Learning modular synthesis teaches you that the Oscillators are secondary to the signal path in front of them…but if you have a beefy analogue signal path and you don’t like the results, that means you need a different oscillator.
Hybrid synths are capable of the kind of analog fatness or saturation or roundness the OP was talking about- digital oscillators produce waves, just the same as analogs, and most have parameters (oscillator slop/drift) that mimic some characteristics of analog oscillators that give them inherently variable and waveform outputs at various stage of the filter and envelopes.
MI synths, Ensoniq SQs, and the Prophet 12 are all capable of varying degrees of (the sound component formerly known as “fatness”)- while never being able to completely match a true VCA, punch for punch.
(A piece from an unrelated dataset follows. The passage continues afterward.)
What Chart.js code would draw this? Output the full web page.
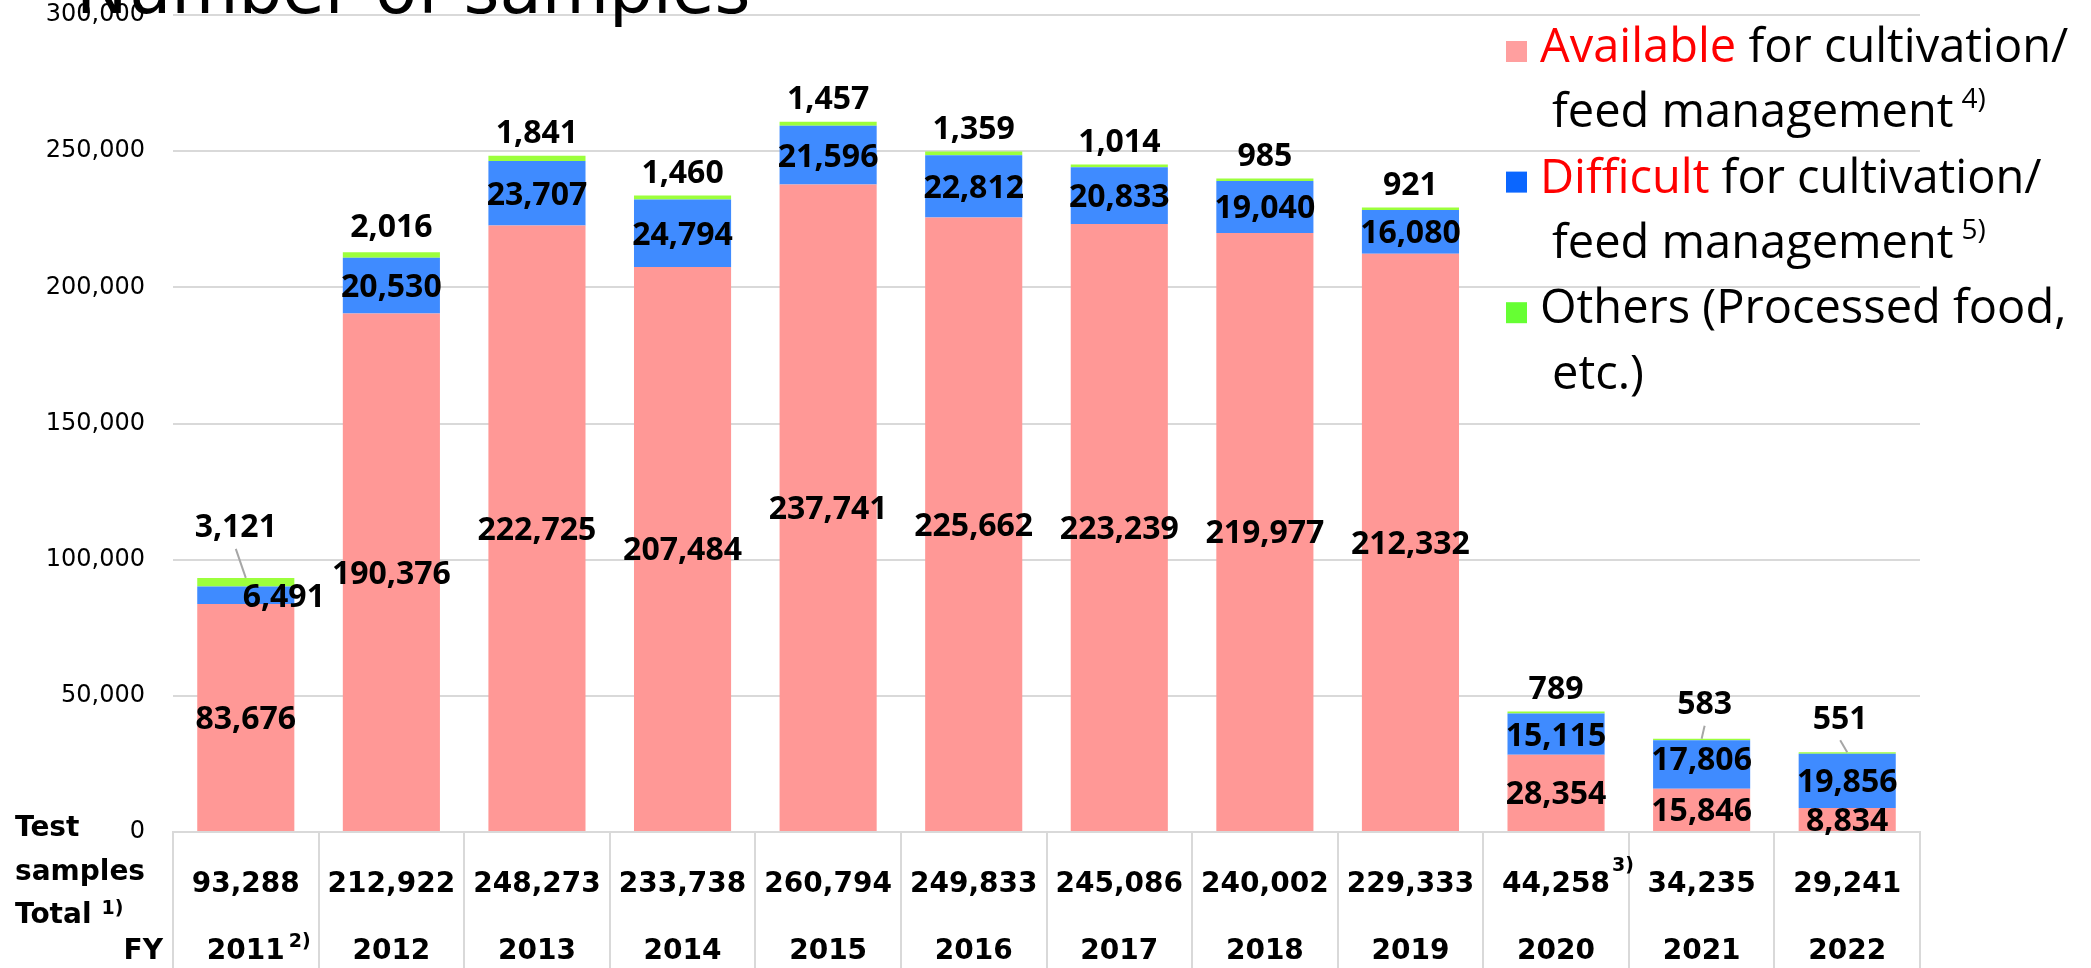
<!DOCTYPE html>
<html>
<head>
<meta charset="utf-8">
<title>Number of samples</title>
<script src="https://cdn.jsdelivr.net/npm/chart.js@4.4.1/dist/chart.umd.min.js"></script>
<style>
  html, body { margin: 0; padding: 0; background: #fff; overflow: hidden; }
  canvas { display: block; }
</style>
</head>
<body>
<canvas id="chart" width="2091" height="968"></canvas>
<script>
// Fiscal years and their footnote marks
const fiscalYears = ['2011', '2012', '2013', '2014', '2015', '2016', '2017', '2018', '2019', '2020', '2021', '2022'];
const yearNotes   = ['2)', '', '', '', '', '', '', '', '', '', '', ''];

// Number of samples by category
const available = [83676, 190376, 222725, 207484, 237741, 225662, 223239, 219977, 212332, 28354, 15846, 8834];
const difficult = [6491, 20530, 23707, 24794, 21596, 22812, 20833, 19040, 16080, 15115, 17806, 19856];
const others    = [3121, 2016, 1841, 1460, 1457, 1359, 1014, 985, 921, 789, 583, 551];

// Test samples total per year, with footnote marks
const testTotals = [93288, 212922, 248273, 233738, 260794, 249833, 245086, 240002, 229333, 44258, 34235, 29241];
const totalNotes = ['', '', '', '', '', '', '', '', '', '3)', '', ''];

// Value axis
const yMin = 0;
const yMax = 300000;
const yStep = 50000;

const fmt = v => Number(v).toLocaleString('en-US');

// Segment value labels: placement tweaks per dataset / category
const labelPlacement = {
  0: {},
  1: { 0: { dx: 38, dy: 0 }, 10: { dx: 0, dy: -6 } },
  2: {
    0:  { dx: -10, dy: -52, leader: true },
    1:  { dx: 0, dy: -27 },
    10: { dx: 3, dy: -36, leader: true },
    11: { dx: -7, dy: -35, leader: true }
  }
};

const segmentLabels = {
  id: 'segmentLabels',
  afterDatasetsDraw(chart) {
    const ctx = chart.ctx;
    ctx.save();
    ctx.font = 'bold 32px "Open Sans"';
    ctx.textAlign = 'center';
    ctx.textBaseline = 'alphabetic';
    const half = 0.357 * 32;
    chart.data.datasets.forEach((ds, di) => {
      const meta = chart.getDatasetMeta(di);
      meta.data.forEach((bar, i) => {
        const p = (labelPlacement[di] || {})[i] || {};
        const dx = p.dx || 0;
        let cx, cy;
        if (di === 2) {
          cx = bar.x + dx;
          cy = bar.y + (p.dy !== undefined ? p.dy : -24);
          if (p.leader) {
            ctx.strokeStyle = '#a6a6a6';
            ctx.lineWidth = 2;
            ctx.beginPath();
            ctx.moveTo(cx, cy + 23);
            ctx.lineTo(bar.x, bar.y);
            ctx.stroke();
          }
        } else {
          cx = bar.x + dx;
          cy = (bar.y + bar.base) / 2 + (p.dy || 0);
        }
        ctx.fillStyle = '#000';
        ctx.fillText(fmt(ds.data[i]), cx, cy + half);
      });
    });
    ctx.restore();
  }
};

// Table under the axis: totals row and fiscal year row
const tableRows = {
  id: 'tableRows',
  afterDraw(chart) {
    const ctx = chart.ctx;
    const xs = chart.scales.x;
    const base = chart.chartArea.bottom;
    ctx.save();
    ctx.fillStyle = '#000';
    ctx.textBaseline = 'alphabetic';

    // Row headers
    ctx.font = 'bold 28px "DejaVu Sans"';
    ctx.textAlign = 'left';
    ctx.fillText('Test', 15, base + 4);
    ctx.fillText('samples', 15, base + 48);
    ctx.fillText('Total', 15, base + 91);
    const totalW = ctx.measureText('Total').width;
    ctx.font = 'bold 19px "DejaVu Sans"';
    ctx.fillText('1)', 15 + totalW + 10, base + 82);
    ctx.font = 'bold 28px "DejaVu Sans"';
    ctx.textAlign = 'right';
    ctx.fillText('FY', 163, base + 127);

    fiscalYears.forEach((fy, i) => {
      const x = xs.getPixelForValue(i);
      ctx.font = 'bold 28px "DejaVu Sans"';
      ctx.textAlign = 'center';
      const t = fmt(testTotals[i]);
      ctx.fillText(t, x, base + 60);
      const tw = ctx.measureText(t).width;
      ctx.fillText(fy, x, base + 127);
      const yw = ctx.measureText(fy).width;
      ctx.font = 'bold 19px "DejaVu Sans"';
      ctx.textAlign = 'left';
      if (totalNotes[i]) ctx.fillText(totalNotes[i], x + tw / 2 + 2, base + 39);
      if (yearNotes[i]) ctx.fillText(yearNotes[i], x + yw / 2 + 4, base + 115);
    });
    ctx.restore();
  }
};

// Legend entries drawn at the right of the plot
const legendEntries = [
  { color: '#ff9f9f', lines: [[['Available', '#ff0000'], [' for cultivation/', '#000']], [['feed management', '#000']]], note: '4)' },
  { color: '#0a66ff', lines: [[['Difficult', '#ff0000'], [' for cultivation/', '#000']], [['feed management', '#000']]], note: '5)' },
  { color: '#66ff33', lines: [[['Others (Processed food,', '#000']], [['etc.)', '#000']]], note: '' }
];

const sideLegend = {
  id: 'sideLegend',
  afterDraw(chart) {
    const ctx = chart.ctx;
    ctx.save();
    ctx.textBaseline = 'alphabetic';
    ctx.textAlign = 'left';
    const lineGap = 65.3;
    let baseline = 62;
    legendEntries.forEach(entry => {
      ctx.fillStyle = entry.color;
      ctx.fillRect(1506, baseline - 21, 21, 21);
      entry.lines.forEach((parts, li) => {
        let x = li === 0 ? 1540 : 1552;
        ctx.font = '47px "Open Sans"';
        parts.forEach(([txt, col]) => {
          ctx.fillStyle = col;
          ctx.fillText(txt, x, baseline);
          x += ctx.measureText(txt).width;
        });
        if (li === 1 && entry.note) {
          ctx.font = '28px "Open Sans"';
          ctx.fillStyle = '#000';
          ctx.fillText(entry.note, x + 8, baseline - 19);
        }
        baseline += lineGap;
      });
    });
    ctx.restore();
  }
};

const heading = {
  id: 'heading',
  afterDraw(chart) {
    const ctx = chart.ctx;
    ctx.save();
    ctx.font = '69px "DejaVu Sans"';
    ctx.fillStyle = '#000';
    ctx.textAlign = 'left';
    ctx.textBaseline = 'alphabetic';
    ctx.fillText('Number of samples', 76, 13);
    ctx.restore();
  }
};

new Chart(document.getElementById('chart'), {
  type: 'bar',
  data: {
    labels: fiscalYears,
    datasets: [
      { label: 'Available for cultivation/feed management', data: available, backgroundColor: '#ff9896' },
      { label: 'Difficult for cultivation/feed management', data: difficult, backgroundColor: '#3f8bff' },
      { label: 'Others (Processed food, etc.)', data: others, backgroundColor: '#9cff3c' }
    ]
  },
  options: {
    responsive: false,
    animation: false,
    devicePixelRatio: 1,
    layout: { padding: { top: 15, right: 171, left: 0, bottom: 0 } },
    datasets: { bar: { categoryPercentage: 1, barPercentage: 0.667, borderWidth: 0 } },
    plugins: {
      legend: { display: false },
      tooltip: { enabled: false },
      title: { display: false }
    },
    scales: {
      x: {
        stacked: true,
        grid: { display: true, drawOnChartArea: false, drawTicks: true, tickLength: 136, color: '#d9d9d9', lineWidth: 2, offset: true },
        border: { display: true, color: '#d9d9d9', width: 2 },
        ticks: { display: false },
        afterFit(scale) { scale.height = 136; scale.paddingLeft = 0; scale.paddingRight = 0; }
      },
      y: {
        stacked: true,
        min: yMin,
        max: yMax,
        ticks: {
          stepSize: yStep,
          color: '#000',
          padding: 28,
          font: { family: 'DejaVu Sans', size: 24 },
          callback: v => fmt(v)
        },
        grid: { color: '#d9d9d9', lineWidth: 2, drawTicks: false },
        border: { display: false },
        afterFit(scale) { scale.width = 173; scale.paddingTop = 0; scale.paddingBottom = 0; }
      }
    }
  },
  plugins: [segmentLabels, tableRows, sideLegend, heading]
});
</script>
</body>
</html>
When transistors overload they behave differently- some add just the right amount of saturation or distortion to the signal path that smooths out screaming resonance peaks and warms them over. This scientific phenomenon something that software simply cannot (yet) recreate. And this is a big source of the bass sound that some people strive for.
Simple tweaks to software governing the A4’s filters (which are really the main source of disappointment for me with the A4) are more than just Elektron paying lip service to the faint grumbling about the filter that’s persisted for the past 11 months: You don’t need a VCF to recreate the distortion effect- just the proper balance of Frequency Cutoff, Resonance and Envelope amount to overdrive the signal at the filter while maintaining the integrity of the sound.
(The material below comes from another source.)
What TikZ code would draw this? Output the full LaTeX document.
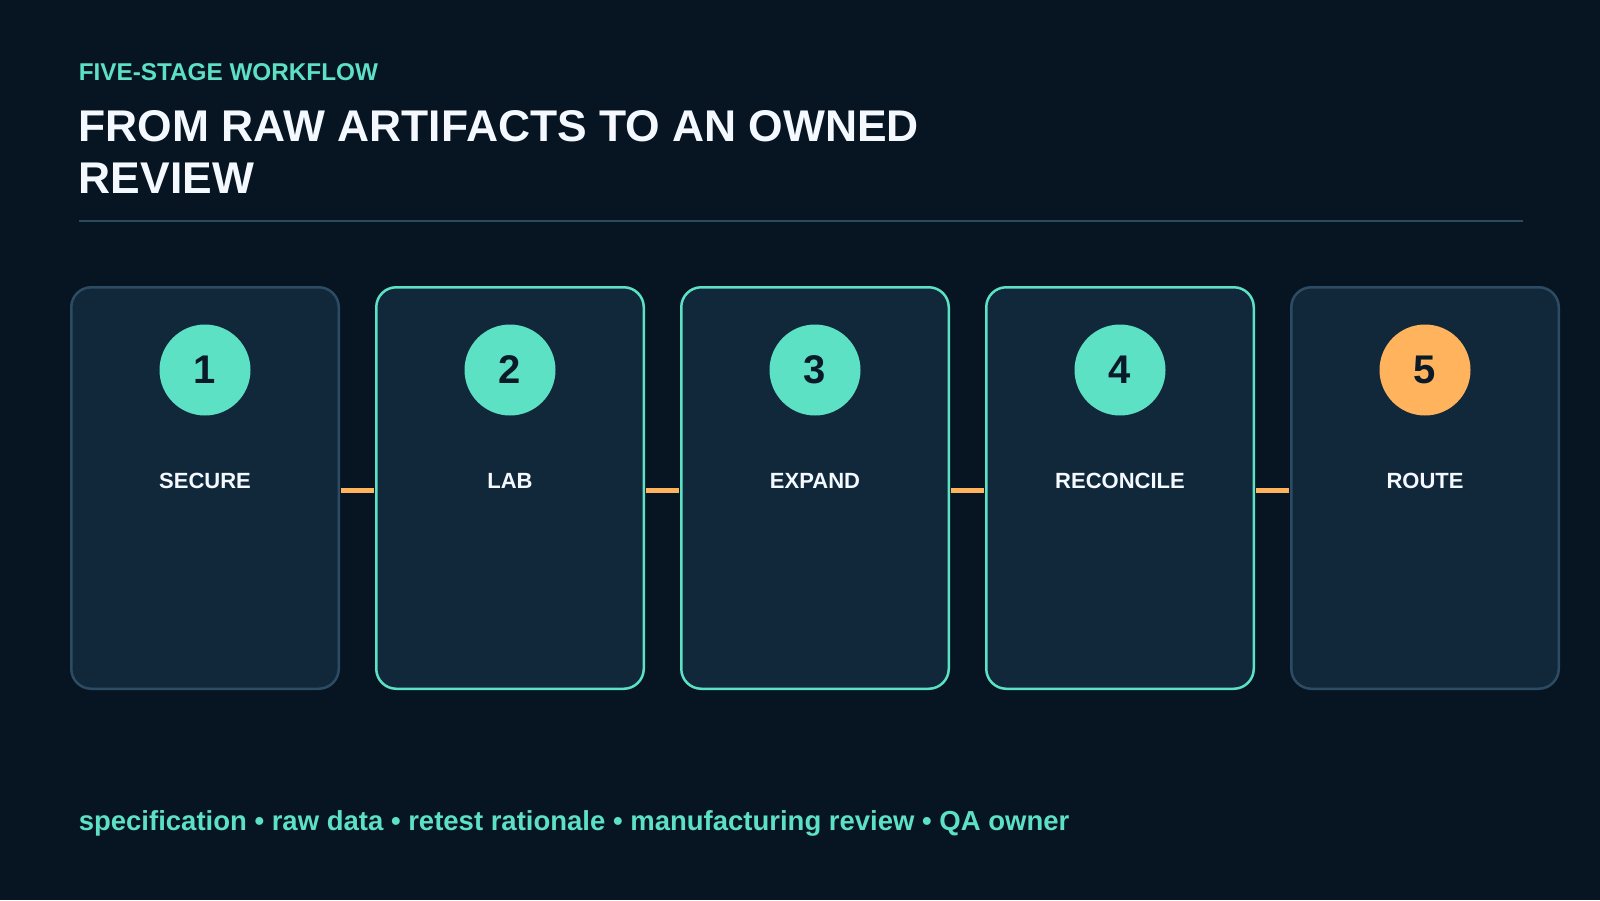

Elektron is new to the analog synth game and built a very unique and compact analog synth capable of a wide array of sounds that are unique to the instrument, which is no small feat.
But it takes time with a brand new machine that controls unpredictable analog circuitry with a deep software interface to really understand how it responds and how to get it just right. The Prophet 12 was released with a kinda steppy filter that wasn’t worthy of the Prophet name- but a firmware update changed the algorithm and it is now a satisfyingly musical filter. Dave smith has been designing VCFs, DCFs, and DSP filters for 30 years and he needed more time to get it right too!
If people are already 100% satisfied, then the new filter mode- if it does what I’m sure it’s trying to do- will bring that number way up.
No one should have to route anything to anything to get that texture for their sound: there are oscialltors and sub oscillators driving a filter, an envelope and an amp- the resonance should be able to get wild and cause analog magic all on their own. The software change (as I said in the “night of machines post” when the AK was announced with the filter changes ) might be the under the radar change that has the greatest overall effect on the machine.